Ce souci de mettre en image le vécu, le ressenti, la perception est mis en œuvre avec encore plus d’audace dans Mémoire 14. Comme son titre le sous-entend (il ferait allusion au 14e siècle de l’Hégire), ce film trace une sorte de bilan de l’histoire du Maroc. Le commentaire, tiré d’un poème de l’auteur, semble dire, de manière allusive et fragmentaire, que les Marocains ont été privés de leur histoire (par le protectorat ? par un régime monarchique qui ne s’en distingue pas assez ?), que la continuité avec les Anciens a été rompue. C’est cette mémoire collective vécue, ou plutôt muette, ce ressenti, voire ce refoulé, que Bouanani essaye d’exprimer. Pour ce faire, il juxtapose des images sans rapport apparent : chacune doit avoir un effet sensible par elle-même, en même temps que par son association avec les autres. Ainsi, intercalées entre d’énigmatiques scènes de vie berbère (un Maroc éternel et souffrant ?) et de longs plans fixes sur des visages muets de vieillards (qui se souviennent ?), Bouanani monte des archives qui évoquent par petites touches la violence de la « pacification », l’inhumanité de la « modernisation » et la difficulté de la révolte. Le film se clôt avec un gros-plan fixe sur de vieilles mains ridées tandis qu’une voix énonce : « Nos chameaux sont bardés. Notre mémoire pétrifiée. Heureux celui dont la mémoire repose en paix ».

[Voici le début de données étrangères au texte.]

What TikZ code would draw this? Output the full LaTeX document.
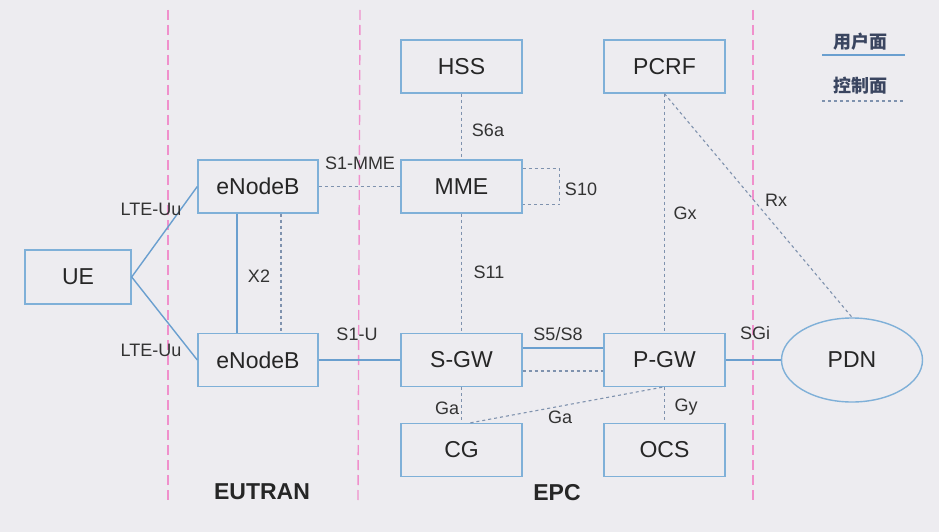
\documentclass[tikz,border=0pt]{standalone}
\usepackage{fontspec}
\setmainfont{Liberation Sans}
\newfontfamily\cjk{Noto Sans CJK SC}
\usetikzlibrary{shapes.geometric}
\definecolor{bg}{HTML}{EDECF0}
\definecolor{boxc}{HTML}{7FB0D8}
\definecolor{linec}{HTML}{6A9FCF}
\definecolor{dashc}{HTML}{7F92AE}
\definecolor{pinkc}{HTML}{F090CC}
\definecolor{txt}{HTML}{262626}
\definecolor{lbltxt}{HTML}{333333}
\definecolor{legc}{HTML}{3A4560}
\tikzset{
  nebox/.style={draw=boxc, line width=1.4pt, minimum width=121pt, minimum height=53pt, inner sep=0pt, text=txt, font=\fontsize{23}{26}\selectfont},
  uplane/.style={draw=linec, line width=1.4pt},
  ctrl/.style={draw=dashc, line width=1.1pt, dash pattern=on 3pt off 3pt},
  divider/.style={draw=pinkc, line width=1.4pt, dash pattern=on 10pt off 5pt},
  lbl/.style={text=lbltxt, font=\fontsize{18}{20}\selectfont, inner sep=0pt},
  domlabel/.style={text=txt, font=\fontsize{23}{26}\selectfont\bfseries, inner sep=0pt},
  legendtxt/.style={text=legc, font=\cjk\fontsize{18}{20}\selectfont\bfseries, inner sep=0pt}
}
\begin{document}
\begin{tikzpicture}[x=1pt,y=-1pt]
\useasboundingbox (0,0) rectangle (939,532);
\fill[bg] (0,0) rectangle (939,532);
% dividers
\coordinate (d1t) at (168,10); \coordinate (d1b) at (168,500);
\coordinate (d2t) at (360,10); \coordinate (d2b) at (358,500);
\coordinate (d3t) at (753,10); \coordinate (d3b) at (753,500);
\draw[divider] (d1t) -- (d1b);
\draw[divider] (d2t) -- (d2b);
\draw[divider] (d3t) -- (d3b);
% nodes
\node[nebox, minimum width=106pt, minimum height=54pt] (UE) at (78,277) {UE};
\node[nebox, minimum width=120pt] (eNB1) at (258,186.5) {eNodeB};
\node[nebox, minimum width=120pt] (eNB2) at (258,360) {eNodeB};
\node[nebox] (HSS) at (461.5,66.5) {HSS};
\node[nebox] (MME) at (461.5,186.5) {MME};
\node[nebox] (SGW) at (461.5,360) {S-GW};
\node[nebox] (CG) at (461.5,450) {CG};
\node[nebox] (PCRF) at (664.5,66.5) {PCRF};
\node[nebox] (PGW) at (664.5,360) {P-GW};
\node[nebox] (OCS) at (664.5,450) {OCS};
\node[nebox, ellipse, minimum width=141pt, minimum height=84pt] (PDN) at (852,360) {PDN};
% user plane
\draw[uplane] (UE.east) -- (eNB1.west);
\draw[uplane] (UE.east) -- (eNB2.west);
\draw[uplane] ([xshift=-21pt]eNB1.south) -- ([xshift=-21pt]eNB2.north);
\draw[uplane] (eNB2.east) -- (SGW.west);
\draw[uplane] ([yshift=12pt]SGW.east) -- ([yshift=12pt]PGW.west);
\draw[uplane] (PGW.east) -- (PDN.west);
% control plane
\draw[ctrl] ([xshift=23pt]eNB1.south) -- ([xshift=23pt]eNB2.north);
\draw[ctrl] (eNB1.east) -- (MME.west);
\draw[ctrl] (HSS.south) -- (MME.north);
\draw[ctrl] ([yshift=18pt]MME.east) -- ++(37pt,0) |- ([yshift=-18pt]MME.east);
\draw[ctrl] (MME.south) -- (SGW.north);
\draw[ctrl] ([yshift=-11pt]SGW.east) -- ([yshift=-11pt]PGW.west);
\draw[ctrl] (SGW.south) -- (CG.north);
\draw[ctrl] ([xshift=9pt]CG.north) -- ([xshift=-2pt]PGW.south);
\draw[ctrl] (PGW.south) -- (OCS.north);
\draw[ctrl] (PCRF.south) -- (PGW.north);
\draw[ctrl] (PCRF.south) -- (PDN.north);
% labels
\node[lbl] (lu1) at (151,209) {LTE-Uu};
\node[lbl] (lu2) at (151,350) {LTE-Uu};
\node[lbl] (lx2) at (259,276) {X2};
\node[lbl] (ls1m) at (360,163) {S1-MME};
\node[lbl] (ls1u) at (357,334) {S1-U};
\node[lbl] (ls6a) at (488,130) {S6a};
\node[lbl] (ls10) at (581,189) {S10};
\node[lbl] (ls11) at (489,272) {S11};
\node[lbl] (ls58) at (558,334) {S5/S8};
\node[lbl] (lga1) at (447,408) {Ga};
\node[lbl] (lga2) at (560,417) {Ga};
\node[lbl] (lgy) at (686,407) {Gy};
\node[lbl] (lgx) at (685,213) {Gx};
\node[lbl] (lrx) at (776,200) {Rx};
\node[lbl] (lsgi) at (755,333) {SGi};
\node[domlabel] (eutran) at (262,492) {EUTRAN};
\node[domlabel] (epc) at (557,493) {EPC};
% legend
\node[legendtxt] (leg1) at (860,42) {用户面};
\node[legendtxt] (leg2) at (860,86) {控制面};
\coordinate (l1a) at (822,55); \coordinate (l1b) at (905,55);
\coordinate (l2a) at (822,101); \coordinate (l2b) at (905,101);
\draw[uplane] (l1a) -- (l1b);
\draw[ctrl] (l2a) -- (l2b);
\end{tikzpicture}
\end{document}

Selon le réalisateur Ali Essafi, « Ahmed Bouanani est l’un des rares cinéastes marocains, sinon le seul, à avoir eu le souci de travailler sur notre mémoire en se demandant : « Qui sommes-nous ? », « D’où venons-nous ? », et peut-être, « Comment nous en souvenons-nous ? ».
C’est une question qu’il pose aussi dans sa poésie, puisqu’on peut lire dans Territoires de l’instant (2000) : « Je suis né au royaume des fausses mémoires » ou encore « Ce pays désincarné tue ses ancêtres ». Des photos de Daoud Aoulad Syad illustrent ce dernier recueil. On sent en effet chez Daoud l’influence des audaces formelles, de l’onirisme et de la sensibilité poétique de Bouanani. Son premier court-métrage, Mémoire ocre (1989) est un hommage à Mémoire 14, qui tente, par la juxtaposition de photos de Marrakech, de rendre compte d’une certaine mémoire, d’un certain vécu de cette ville. Sans trop de surprises, on constate au générique que Bouanani en est le monteur, comme il sera le scénariste de ses trois films suivants : Entre l’absence et l’oubli (1993), Adieu Forain (1998) et Le cheval de vent (2001). Avec Ahmed Bouanani, le Maroc a perdu un père, un passeur, un penseur. Surtout une part de sa mémoire, ou, du moins de sa capacité à réfléchir sa mémoire.